====== DATASET CONTENT ======

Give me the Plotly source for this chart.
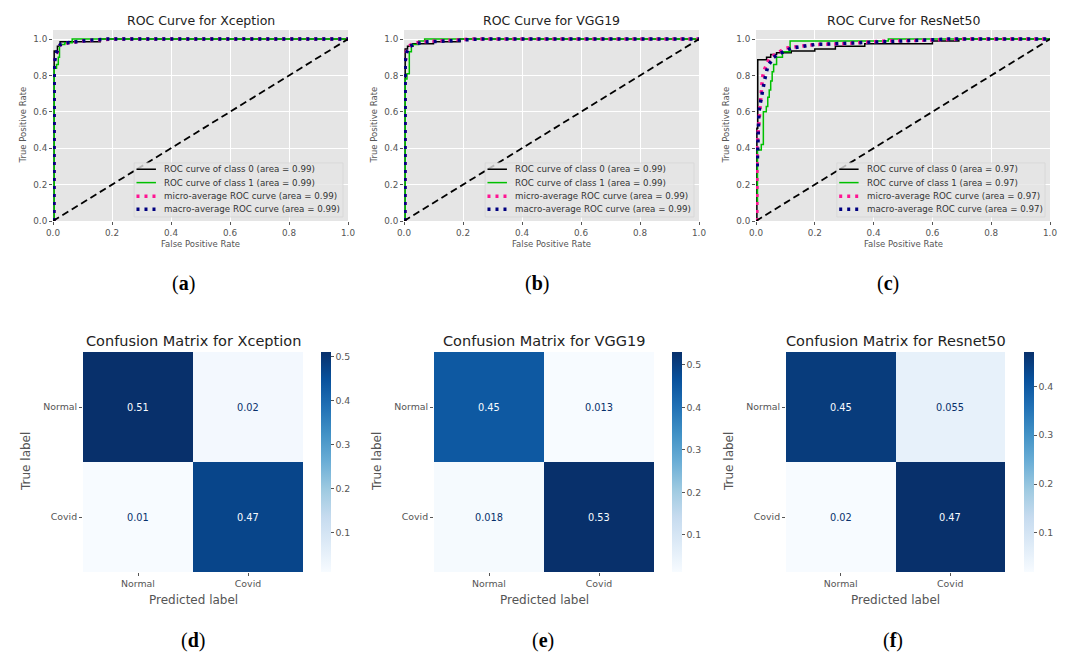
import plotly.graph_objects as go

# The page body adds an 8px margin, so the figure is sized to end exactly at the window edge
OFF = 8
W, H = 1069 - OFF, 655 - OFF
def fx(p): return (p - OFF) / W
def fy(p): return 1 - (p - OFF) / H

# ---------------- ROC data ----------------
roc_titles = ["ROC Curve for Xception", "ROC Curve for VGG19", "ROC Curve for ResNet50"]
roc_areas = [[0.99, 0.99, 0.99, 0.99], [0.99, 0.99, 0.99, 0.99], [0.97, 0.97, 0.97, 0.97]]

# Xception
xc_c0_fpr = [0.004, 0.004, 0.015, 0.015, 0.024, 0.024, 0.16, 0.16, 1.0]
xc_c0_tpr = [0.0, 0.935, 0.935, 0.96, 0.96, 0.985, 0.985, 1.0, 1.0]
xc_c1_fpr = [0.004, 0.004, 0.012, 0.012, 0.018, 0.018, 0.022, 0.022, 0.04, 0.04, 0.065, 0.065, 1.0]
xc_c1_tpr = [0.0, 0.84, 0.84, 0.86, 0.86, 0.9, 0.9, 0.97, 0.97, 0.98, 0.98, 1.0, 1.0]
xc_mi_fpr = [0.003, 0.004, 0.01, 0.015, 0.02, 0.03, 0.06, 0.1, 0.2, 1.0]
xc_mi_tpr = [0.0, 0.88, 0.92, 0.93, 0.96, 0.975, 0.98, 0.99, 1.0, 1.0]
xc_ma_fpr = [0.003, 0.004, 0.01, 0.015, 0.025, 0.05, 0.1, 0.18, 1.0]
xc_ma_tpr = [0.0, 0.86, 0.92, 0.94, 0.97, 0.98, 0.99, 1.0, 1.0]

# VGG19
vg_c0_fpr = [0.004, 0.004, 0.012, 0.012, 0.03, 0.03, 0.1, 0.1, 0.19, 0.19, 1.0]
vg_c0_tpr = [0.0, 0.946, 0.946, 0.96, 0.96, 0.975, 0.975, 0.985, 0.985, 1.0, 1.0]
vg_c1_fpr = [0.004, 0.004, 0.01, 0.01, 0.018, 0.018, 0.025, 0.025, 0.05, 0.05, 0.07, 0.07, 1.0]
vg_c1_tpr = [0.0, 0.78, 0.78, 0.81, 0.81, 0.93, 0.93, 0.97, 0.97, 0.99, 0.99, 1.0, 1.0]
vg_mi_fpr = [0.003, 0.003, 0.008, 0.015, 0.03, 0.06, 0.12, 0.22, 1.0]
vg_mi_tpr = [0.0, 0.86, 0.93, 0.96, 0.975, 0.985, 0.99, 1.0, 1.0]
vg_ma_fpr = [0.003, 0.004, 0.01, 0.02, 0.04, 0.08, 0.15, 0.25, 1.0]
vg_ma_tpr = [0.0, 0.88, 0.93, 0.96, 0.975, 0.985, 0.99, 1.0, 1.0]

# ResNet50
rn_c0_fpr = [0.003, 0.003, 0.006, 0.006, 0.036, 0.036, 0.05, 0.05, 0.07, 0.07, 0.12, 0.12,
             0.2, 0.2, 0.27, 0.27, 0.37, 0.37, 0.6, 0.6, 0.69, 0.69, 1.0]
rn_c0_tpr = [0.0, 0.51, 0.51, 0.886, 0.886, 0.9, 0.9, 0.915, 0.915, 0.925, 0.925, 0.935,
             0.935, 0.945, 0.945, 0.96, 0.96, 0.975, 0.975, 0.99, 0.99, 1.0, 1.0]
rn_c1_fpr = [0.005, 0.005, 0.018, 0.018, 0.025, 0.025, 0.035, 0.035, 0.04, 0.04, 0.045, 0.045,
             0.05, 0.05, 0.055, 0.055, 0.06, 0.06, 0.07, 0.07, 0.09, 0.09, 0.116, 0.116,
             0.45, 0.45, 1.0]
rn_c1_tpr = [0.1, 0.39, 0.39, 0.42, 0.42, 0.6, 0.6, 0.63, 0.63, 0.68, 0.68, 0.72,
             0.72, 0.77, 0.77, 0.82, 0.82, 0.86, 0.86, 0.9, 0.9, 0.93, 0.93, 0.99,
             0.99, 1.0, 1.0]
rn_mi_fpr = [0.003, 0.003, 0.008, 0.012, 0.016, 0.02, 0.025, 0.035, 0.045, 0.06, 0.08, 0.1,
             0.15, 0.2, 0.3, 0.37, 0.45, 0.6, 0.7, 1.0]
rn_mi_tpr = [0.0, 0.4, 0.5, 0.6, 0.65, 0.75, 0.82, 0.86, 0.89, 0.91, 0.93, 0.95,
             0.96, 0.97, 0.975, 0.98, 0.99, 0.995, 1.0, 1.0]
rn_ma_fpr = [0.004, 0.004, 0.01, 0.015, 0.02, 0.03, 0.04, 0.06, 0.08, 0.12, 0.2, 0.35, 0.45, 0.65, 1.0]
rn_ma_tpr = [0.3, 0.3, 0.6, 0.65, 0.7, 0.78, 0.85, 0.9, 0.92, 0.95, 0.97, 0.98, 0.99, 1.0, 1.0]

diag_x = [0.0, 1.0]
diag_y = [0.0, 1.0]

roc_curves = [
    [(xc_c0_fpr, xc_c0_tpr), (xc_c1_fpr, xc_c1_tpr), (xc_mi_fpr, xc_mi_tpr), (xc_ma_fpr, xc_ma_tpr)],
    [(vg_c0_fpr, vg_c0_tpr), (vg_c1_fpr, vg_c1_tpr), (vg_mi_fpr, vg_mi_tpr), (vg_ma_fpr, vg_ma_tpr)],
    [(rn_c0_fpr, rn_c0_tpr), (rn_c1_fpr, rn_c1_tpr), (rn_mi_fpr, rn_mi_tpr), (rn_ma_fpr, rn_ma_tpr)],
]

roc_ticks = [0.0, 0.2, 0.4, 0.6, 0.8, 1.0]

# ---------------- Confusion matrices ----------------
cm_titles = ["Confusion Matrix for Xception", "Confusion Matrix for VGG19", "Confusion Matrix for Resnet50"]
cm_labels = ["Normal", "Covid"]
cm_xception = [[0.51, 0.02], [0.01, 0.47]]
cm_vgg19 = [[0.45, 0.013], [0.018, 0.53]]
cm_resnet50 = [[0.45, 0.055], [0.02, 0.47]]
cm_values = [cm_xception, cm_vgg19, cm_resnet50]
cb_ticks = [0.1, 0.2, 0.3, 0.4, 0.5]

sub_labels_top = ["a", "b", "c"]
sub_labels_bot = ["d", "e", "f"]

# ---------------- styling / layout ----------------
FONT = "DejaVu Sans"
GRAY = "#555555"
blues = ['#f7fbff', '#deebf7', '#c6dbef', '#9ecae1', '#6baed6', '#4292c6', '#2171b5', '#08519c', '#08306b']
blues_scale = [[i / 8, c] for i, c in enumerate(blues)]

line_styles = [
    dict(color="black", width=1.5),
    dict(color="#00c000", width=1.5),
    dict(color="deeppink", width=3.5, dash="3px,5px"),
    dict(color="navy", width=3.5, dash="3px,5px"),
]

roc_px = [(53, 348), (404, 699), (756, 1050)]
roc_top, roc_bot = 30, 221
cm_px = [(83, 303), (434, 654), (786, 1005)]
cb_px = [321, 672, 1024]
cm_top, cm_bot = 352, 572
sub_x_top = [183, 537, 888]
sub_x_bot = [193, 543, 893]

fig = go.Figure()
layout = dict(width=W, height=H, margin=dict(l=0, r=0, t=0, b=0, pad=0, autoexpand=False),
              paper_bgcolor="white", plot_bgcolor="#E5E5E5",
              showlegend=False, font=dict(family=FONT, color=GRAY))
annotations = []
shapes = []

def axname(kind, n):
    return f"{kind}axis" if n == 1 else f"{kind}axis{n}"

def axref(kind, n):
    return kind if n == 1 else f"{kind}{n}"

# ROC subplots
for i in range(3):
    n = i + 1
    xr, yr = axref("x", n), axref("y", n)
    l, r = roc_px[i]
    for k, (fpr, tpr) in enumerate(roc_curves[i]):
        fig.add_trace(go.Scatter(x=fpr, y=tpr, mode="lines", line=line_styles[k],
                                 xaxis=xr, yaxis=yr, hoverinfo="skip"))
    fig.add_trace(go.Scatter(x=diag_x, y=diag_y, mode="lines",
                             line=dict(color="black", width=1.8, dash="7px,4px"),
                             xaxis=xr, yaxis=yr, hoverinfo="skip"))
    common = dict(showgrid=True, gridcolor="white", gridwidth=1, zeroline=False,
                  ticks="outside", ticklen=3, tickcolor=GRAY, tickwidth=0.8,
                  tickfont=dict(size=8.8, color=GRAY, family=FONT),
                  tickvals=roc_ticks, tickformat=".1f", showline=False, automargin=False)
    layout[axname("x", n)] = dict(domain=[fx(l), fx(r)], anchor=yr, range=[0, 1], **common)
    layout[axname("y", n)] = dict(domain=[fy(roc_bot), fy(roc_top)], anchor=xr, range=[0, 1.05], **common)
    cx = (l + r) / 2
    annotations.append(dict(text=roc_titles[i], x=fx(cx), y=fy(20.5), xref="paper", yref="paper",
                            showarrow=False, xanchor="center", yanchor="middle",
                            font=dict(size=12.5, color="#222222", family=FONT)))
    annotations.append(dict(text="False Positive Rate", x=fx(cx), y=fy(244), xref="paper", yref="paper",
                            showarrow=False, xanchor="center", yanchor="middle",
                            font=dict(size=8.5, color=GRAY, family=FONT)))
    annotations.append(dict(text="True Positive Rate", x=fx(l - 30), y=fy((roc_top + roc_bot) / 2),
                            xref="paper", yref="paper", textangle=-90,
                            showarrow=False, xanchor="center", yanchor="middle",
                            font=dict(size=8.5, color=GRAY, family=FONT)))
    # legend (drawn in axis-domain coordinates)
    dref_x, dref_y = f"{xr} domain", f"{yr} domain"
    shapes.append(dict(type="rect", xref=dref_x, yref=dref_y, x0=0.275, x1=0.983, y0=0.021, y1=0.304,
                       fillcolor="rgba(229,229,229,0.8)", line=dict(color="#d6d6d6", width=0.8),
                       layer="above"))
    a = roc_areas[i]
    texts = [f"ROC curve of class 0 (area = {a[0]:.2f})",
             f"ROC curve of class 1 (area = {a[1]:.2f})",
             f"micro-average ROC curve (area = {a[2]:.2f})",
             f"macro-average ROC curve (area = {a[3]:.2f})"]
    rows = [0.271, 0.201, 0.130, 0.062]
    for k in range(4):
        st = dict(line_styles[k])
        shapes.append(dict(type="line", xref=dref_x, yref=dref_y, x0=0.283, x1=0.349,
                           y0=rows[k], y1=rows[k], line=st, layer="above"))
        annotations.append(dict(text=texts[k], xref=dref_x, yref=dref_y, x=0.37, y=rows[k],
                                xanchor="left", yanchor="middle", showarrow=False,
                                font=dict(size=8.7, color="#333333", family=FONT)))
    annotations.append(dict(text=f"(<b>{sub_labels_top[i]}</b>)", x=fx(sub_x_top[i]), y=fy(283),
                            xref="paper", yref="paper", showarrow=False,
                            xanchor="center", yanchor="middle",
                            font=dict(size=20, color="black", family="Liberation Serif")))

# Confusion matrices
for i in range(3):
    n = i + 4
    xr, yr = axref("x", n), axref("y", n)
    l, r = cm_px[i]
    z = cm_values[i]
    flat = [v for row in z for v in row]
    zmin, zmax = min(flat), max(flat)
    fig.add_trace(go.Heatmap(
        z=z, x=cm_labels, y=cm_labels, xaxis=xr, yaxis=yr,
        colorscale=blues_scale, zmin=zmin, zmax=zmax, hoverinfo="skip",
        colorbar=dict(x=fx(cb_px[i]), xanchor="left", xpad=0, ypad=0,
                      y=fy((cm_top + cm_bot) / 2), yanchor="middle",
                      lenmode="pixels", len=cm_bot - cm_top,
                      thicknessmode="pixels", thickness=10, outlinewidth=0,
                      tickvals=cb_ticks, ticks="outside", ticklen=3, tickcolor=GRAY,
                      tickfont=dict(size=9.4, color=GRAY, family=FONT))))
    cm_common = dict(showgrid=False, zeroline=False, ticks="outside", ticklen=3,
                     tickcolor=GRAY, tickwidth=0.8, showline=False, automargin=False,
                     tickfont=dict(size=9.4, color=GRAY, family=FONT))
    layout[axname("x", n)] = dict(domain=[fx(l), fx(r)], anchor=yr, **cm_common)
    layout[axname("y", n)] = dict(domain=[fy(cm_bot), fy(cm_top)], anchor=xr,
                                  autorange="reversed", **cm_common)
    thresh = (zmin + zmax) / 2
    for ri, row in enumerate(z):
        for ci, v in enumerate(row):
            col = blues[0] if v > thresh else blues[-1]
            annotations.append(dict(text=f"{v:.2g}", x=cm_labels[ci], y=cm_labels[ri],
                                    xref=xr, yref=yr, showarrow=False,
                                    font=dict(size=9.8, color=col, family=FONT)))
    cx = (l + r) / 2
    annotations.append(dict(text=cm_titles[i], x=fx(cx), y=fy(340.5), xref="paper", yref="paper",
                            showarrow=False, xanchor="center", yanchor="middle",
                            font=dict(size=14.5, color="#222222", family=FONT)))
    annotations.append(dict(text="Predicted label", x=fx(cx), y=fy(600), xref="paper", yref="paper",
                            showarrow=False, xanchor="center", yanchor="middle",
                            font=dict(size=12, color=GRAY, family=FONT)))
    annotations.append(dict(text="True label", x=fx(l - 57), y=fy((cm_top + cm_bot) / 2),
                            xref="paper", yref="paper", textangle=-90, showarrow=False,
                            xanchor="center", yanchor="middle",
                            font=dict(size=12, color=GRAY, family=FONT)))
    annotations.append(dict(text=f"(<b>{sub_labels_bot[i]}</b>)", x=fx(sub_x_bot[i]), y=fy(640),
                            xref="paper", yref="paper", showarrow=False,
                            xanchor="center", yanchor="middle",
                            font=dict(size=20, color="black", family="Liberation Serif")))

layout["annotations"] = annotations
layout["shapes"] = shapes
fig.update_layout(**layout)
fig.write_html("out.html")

======

[TASK DESCRIPTION] Leave out any pictures, please, and quote only the lines from the top of the data through the line that contains "0.97, 0.97, 0.97]]".

[RESULT]
Give me the Plotly source for this chart.
import plotly.graph_objects as go

# The page body adds an 8px margin, so the figure is sized to end exactly at the window edge
OFF = 8
W, H = 1069 - OFF, 655 - OFF
def fx(p): return (p - OFF) / W
def fy(p): return 1 - (p - OFF) / H

# ---------------- ROC data ----------------
roc_titles = ["ROC Curve for Xception", "ROC Curve for VGG19", "ROC Curve for ResNet50"]
roc_areas = [[0.99, 0.99, 0.99, 0.99], [0.99, 0.99, 0.99, 0.99], [0.97, 0.97, 0.97, 0.97]]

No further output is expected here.